Copy exactly, and only, the lines below from the first through the one containing "plt.rcParams['mathtext.fontset'] = 'stix'", both included; pictures are omitted.
-- start --
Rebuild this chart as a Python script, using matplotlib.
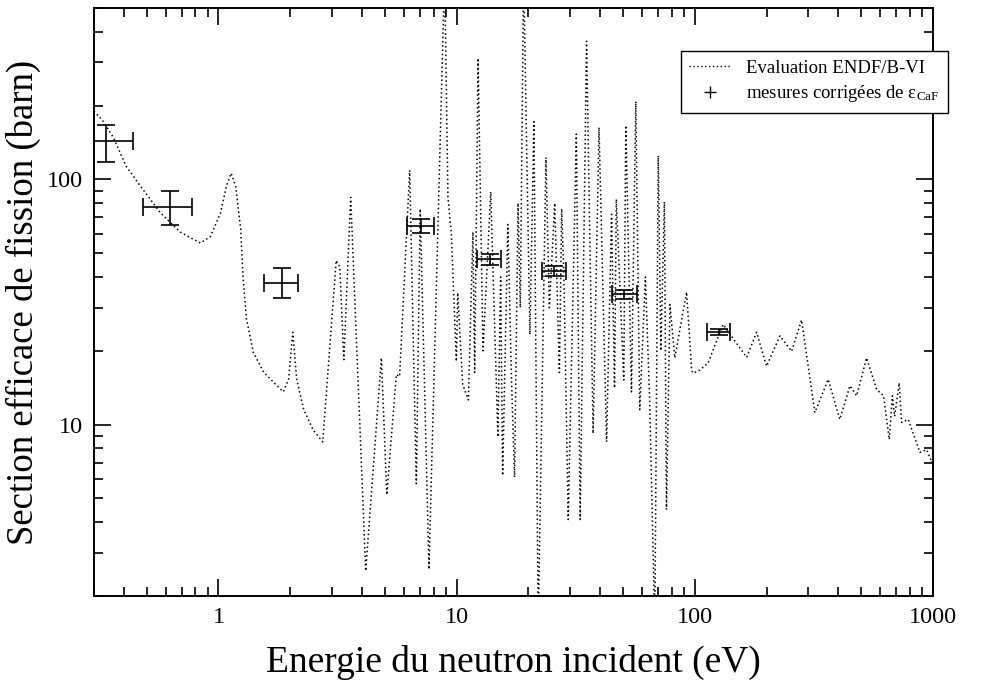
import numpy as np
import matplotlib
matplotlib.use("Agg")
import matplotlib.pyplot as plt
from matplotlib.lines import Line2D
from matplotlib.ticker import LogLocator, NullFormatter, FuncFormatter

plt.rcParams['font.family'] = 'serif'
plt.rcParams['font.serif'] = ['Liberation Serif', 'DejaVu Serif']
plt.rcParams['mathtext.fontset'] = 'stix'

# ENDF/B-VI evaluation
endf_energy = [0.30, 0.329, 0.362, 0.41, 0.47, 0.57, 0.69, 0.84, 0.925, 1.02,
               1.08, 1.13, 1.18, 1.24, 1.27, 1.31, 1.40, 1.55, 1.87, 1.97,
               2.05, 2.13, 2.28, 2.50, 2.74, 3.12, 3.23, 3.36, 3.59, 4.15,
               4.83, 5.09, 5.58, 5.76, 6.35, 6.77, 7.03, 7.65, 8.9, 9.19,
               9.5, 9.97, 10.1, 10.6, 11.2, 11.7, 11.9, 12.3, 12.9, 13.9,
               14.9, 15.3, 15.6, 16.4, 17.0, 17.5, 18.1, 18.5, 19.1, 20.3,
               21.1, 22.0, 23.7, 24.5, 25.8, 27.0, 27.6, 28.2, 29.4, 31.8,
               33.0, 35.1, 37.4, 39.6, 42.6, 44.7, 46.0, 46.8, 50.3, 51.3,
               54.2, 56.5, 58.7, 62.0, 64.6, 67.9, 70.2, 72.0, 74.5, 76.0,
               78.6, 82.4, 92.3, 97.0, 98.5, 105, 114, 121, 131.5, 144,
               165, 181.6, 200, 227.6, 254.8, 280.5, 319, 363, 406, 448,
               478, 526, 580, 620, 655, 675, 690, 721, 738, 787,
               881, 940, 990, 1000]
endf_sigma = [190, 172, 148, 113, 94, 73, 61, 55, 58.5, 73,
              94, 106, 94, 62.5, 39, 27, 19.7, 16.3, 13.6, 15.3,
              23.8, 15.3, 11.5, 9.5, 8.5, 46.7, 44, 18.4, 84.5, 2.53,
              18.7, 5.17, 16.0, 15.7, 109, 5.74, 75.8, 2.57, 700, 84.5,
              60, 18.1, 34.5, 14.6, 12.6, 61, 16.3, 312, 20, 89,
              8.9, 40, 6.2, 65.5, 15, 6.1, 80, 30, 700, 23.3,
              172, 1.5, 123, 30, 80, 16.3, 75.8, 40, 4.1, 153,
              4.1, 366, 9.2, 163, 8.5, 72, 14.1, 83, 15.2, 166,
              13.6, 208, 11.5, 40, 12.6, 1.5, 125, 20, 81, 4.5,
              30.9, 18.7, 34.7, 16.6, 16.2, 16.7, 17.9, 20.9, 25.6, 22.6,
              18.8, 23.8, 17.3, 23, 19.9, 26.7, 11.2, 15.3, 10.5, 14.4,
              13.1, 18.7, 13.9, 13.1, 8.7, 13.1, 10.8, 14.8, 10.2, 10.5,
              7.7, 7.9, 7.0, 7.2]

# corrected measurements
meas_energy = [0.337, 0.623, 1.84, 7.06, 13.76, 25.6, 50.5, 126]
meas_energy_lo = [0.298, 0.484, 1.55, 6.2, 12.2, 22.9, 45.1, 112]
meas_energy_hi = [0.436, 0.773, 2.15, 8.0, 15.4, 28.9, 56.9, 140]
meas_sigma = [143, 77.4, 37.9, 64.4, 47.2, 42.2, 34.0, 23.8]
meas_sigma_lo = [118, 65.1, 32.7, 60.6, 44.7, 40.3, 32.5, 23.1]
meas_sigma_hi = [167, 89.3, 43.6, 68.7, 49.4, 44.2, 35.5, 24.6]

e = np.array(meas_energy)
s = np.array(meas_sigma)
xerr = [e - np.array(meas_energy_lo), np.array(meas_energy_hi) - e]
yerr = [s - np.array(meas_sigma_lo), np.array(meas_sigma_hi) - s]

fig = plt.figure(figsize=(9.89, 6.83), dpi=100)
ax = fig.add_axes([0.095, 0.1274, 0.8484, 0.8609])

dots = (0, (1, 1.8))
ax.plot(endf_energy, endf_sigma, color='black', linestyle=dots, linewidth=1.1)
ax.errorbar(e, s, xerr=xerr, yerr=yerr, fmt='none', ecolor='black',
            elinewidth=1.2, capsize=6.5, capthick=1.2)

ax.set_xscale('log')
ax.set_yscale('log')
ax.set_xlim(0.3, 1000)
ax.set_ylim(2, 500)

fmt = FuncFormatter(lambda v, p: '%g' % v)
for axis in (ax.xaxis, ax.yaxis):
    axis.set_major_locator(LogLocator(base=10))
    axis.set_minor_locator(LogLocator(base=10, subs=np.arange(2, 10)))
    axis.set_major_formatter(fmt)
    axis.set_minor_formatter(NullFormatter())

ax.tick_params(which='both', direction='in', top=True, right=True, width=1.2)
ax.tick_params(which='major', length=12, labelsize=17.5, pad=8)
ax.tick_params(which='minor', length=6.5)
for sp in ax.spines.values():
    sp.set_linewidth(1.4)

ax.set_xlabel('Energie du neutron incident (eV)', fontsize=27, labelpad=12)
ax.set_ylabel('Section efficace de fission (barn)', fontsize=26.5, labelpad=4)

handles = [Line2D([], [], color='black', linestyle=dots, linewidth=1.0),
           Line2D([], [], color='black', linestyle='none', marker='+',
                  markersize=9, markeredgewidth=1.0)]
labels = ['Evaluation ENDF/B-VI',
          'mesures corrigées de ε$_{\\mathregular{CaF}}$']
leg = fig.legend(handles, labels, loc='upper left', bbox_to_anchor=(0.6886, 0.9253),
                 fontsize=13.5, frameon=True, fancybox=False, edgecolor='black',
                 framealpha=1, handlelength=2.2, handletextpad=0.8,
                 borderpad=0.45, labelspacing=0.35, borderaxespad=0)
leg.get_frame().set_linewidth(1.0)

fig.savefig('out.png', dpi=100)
-- end --
◆ The output:
Rebuild this chart as a Python script, using matplotlib.
import numpy as np
import matplotlib
matplotlib.use("Agg")
import matplotlib.pyplot as plt
from matplotlib.lines import Line2D
from matplotlib.ticker import LogLocator, NullFormatter, FuncFormatter

plt.rcParams['font.family'] = 'serif'
plt.rcParams['font.serif'] = ['Liberation Serif', 'DejaVu Serif']
plt.rcParams['mathtext.fontset'] = 'stix'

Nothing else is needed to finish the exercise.